No, it isn’t. And that's interesting, too, because this type of pottery production is so specialized. I mean, Plato in his discussion of governance even says, you wouldn't have a novice potter try to make a pithos—and a dolium’s even bigger! So it takes a lot of skill to make one. There are only a few people who still make pots that size today.
How big are we talking? Can you stand up in one?
Oh, yes. The exact size varies, though. Most of them are 500–800 liters, some are smaller. But then you have some very large ones that are 1000 liters, some that are even over 3000. So that's like 4000 bottles of wine in a single pot, which is a sign that, at this point in Roman history, there's much more wine that's being made. And I argue in the book that the emergence of this type of vessel comes out and drives the huge wine industry you see across the Roman Empire.
And that has major implications for Roman culture? Or the Roman economy?
Both, absolutely. The average Roman drank about a bottle of wine a day, meaning there were huge economic opportunities for people investing in the production of these vessels. And then for the winesellers, they have the capacity to store a lot of wine, maybe to age it, maybe to hold on to the wine until prices were more profitable. So it opens up speculation and new economic endeavors. But it also plays into status, too. I think being able to have something like this shows that you are able to produce a lot of wine, store a lot of wine. There's even some really interesting examples of villas where spaces with dolia were actually decorated, like with mosaics. So it seems they were actually making a spectacle of production and storage and celebrating these pots.
So, both a technological innovation and a kind of economic destabilizer—I love that! But if dolia were so useful, what happened to them?
Well, everyone switched to barrels eventually. In the book, I hypothesize that dolia are really a very, very specialized storage system in the ancient world. And in some ways, it’s very ineffective. You actually have to pour from container to container, ladle things out, siphon things out or pump things out. And so that's what makes me think of the people behind it. Because some poor person has to make sure all 2000 liters of wine in that dolium is put into amphorae!
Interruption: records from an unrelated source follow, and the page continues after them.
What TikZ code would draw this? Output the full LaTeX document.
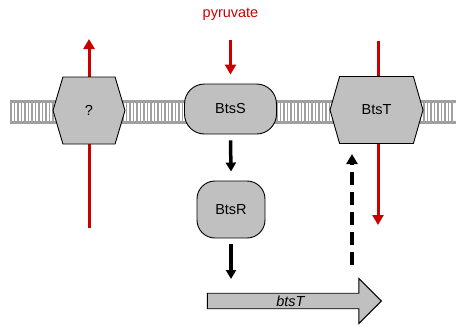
\documentclass[tikz,border=0pt]{standalone}
\usepackage{fontspec}
\setmainfont{Liberation Sans}
\usepackage{xcolor}
\usetikzlibrary{shapes.symbols,shapes.arrows,arrows.meta}

\definecolor{redarrow}{RGB}{200,0,0}
\definecolor{boxgray}{RGB}{192,192,192}
\definecolor{lipid}{RGB}{160,160,160}

\tikzset{
  prot/.style={draw, line width=0.9, fill=boxgray, font=\fontsize{14.5}{17}\selectfont},
  hexa/.style={prot, signal, signal to=west and east, inner sep=0},
  redline/.style={redarrow, line width=3, -{Triangle[length=10,width=11]}},
  blackline/.style={black, line width=3.5, -{Triangle[length=9,width=10]}}
}

\begin{document}
\begin{tikzpicture}[x=1pt,y=-1pt]
	\useasboundingbox (0,0) rectangle (456,325);
	% membrane
	\foreach \x in {11,14.5,...,454}
		\draw[lipid, line width=1.3] (\x,101) -- (\x,122);
	\draw[lipid, line width=3] (10,101) -- (456,101);
	\draw[lipid, line width=3] (10,122) -- (456,122);

	% red transport lines
	\coordinate (qbot) at (89,228);
	\coordinate (qtop) at (89,39);
	\coordinate (ttop) at (378,41);
	\coordinate (tbot) at (378,225);
	\draw[redline] (qbot) -- (qtop);
	\draw[redline] (ttop) -- (tbot);

	\node[hexa, minimum width=72, minimum height=67, signal pointer angle=147] (unk) at (89,110.5) {?};
	\node[hexa, minimum width=93, minimum height=67, signal pointer angle=148] (btst) at (376.5,110) {BtsT};
	\node[prot, rounded corners=20, minimum width=92, minimum height=50] (btss) at (230.5,109) {BtsS};
	\node[prot, rounded corners=18, minimum width=68, minimum height=57] (btsr) at (231,209.5) {BtsR};
	\node[prot, single arrow, single arrow head extend=11, single arrow tip angle=90, shape border rotate=0,
		minimum height=174, minimum width=45, inner sep=0] (gene) at (290.5,301) {\itshape btsT};

	\node[text=redarrow, font=\fontsize{14.5}{17}\selectfont] (pyr) at (230.5,14) {pyruvate};
	\draw[redline] (pyr.south) ++(0,16) -- ([yshift=9]btss.north);
	\draw[blackline] ([yshift=-6]btss.south) -- ([yshift=9]btsr.north);
	\draw[blackline] ([yshift=-6]btsr.south) -- (btsr.south |- 0,279);
	\coordinate (dashbot) at (352,265);
	\draw[line width=4, dash pattern=on 13 off 7, -{Triangle[length=10,width=11]}] (dashbot) -- (dashbot |- 0,154);
\end{tikzpicture}
\end{document}
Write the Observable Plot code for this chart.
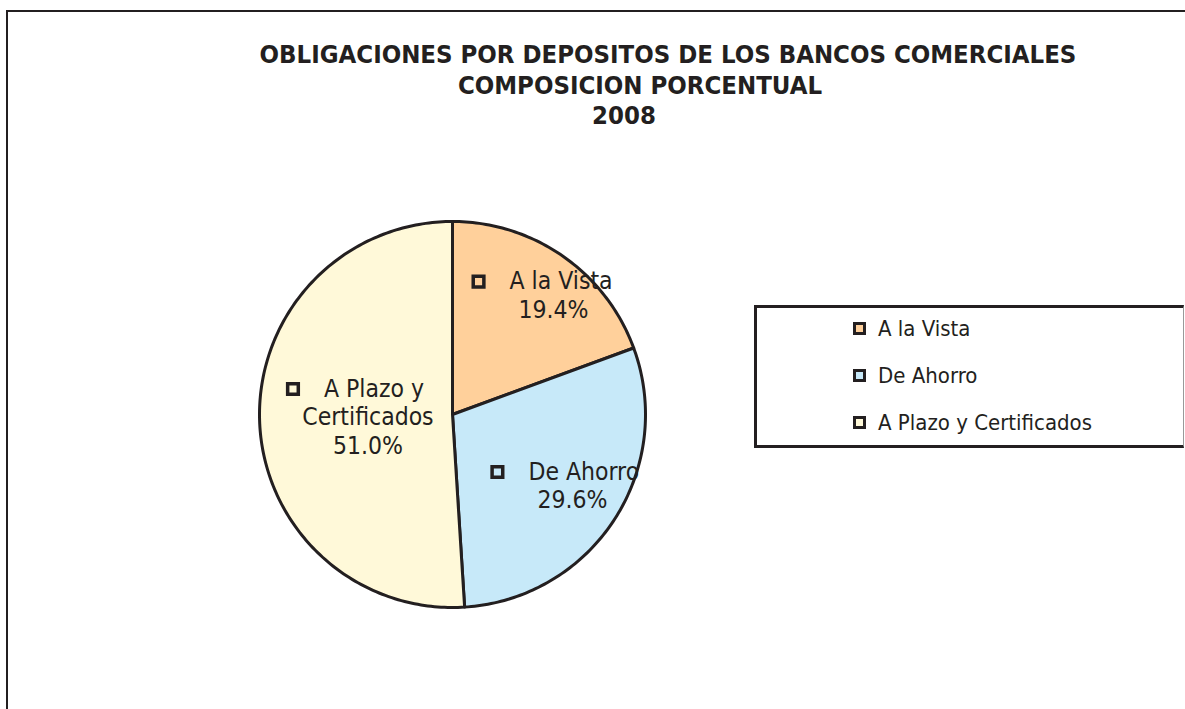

And is that how you got interested in this topic? The people behind the pots?
Right, I’ve been working on this for ten years now. When I first started looking at dolia in Pompeii, I was interested in food storage more broadly, but I became interested in dolia specifically because I think, as an object, it offers a lens through which to study different aspects of the ancient world together. Again, we think about pottery as being cheap, thrown away when they're broken, but people were using metal to fix these pots, which was very astounding for me. So, yes—agriculture, wine production, craft production, economy, social history, thinking about the people behind them. Also thinking about object biographies: how are these things made, used, and repaired? That’s what got me hooked.
Then perhaps we should end there, which is about where your book ends, with a beautiful meditation on an Ursula K. LeGuin story where she proposes reframing history as beginning with the container. Isn’t that about what you’re saying?
When I read that short story, I thought, it's literally advocating for something that I'm doing! I mean, we have containers all around us. I’m drinking water out of this container. We bring lunch or leftovers in containers. When you go to the store we use bags, we use boxes. Containers shape the kinds of actions we can do, and the storage of food and distribution of food are so important for society. So I'm really interested in thinking about the role of containers, and how by focusing on these containers, you can really think about the texture of the material record and the people you will generally not learn about. We only have what we have from the ancient world, and—this is what I love about studying classics—you have to slow down, and really think, there are people behind everything that we still have today, and it's important to look closely to understand what they've done.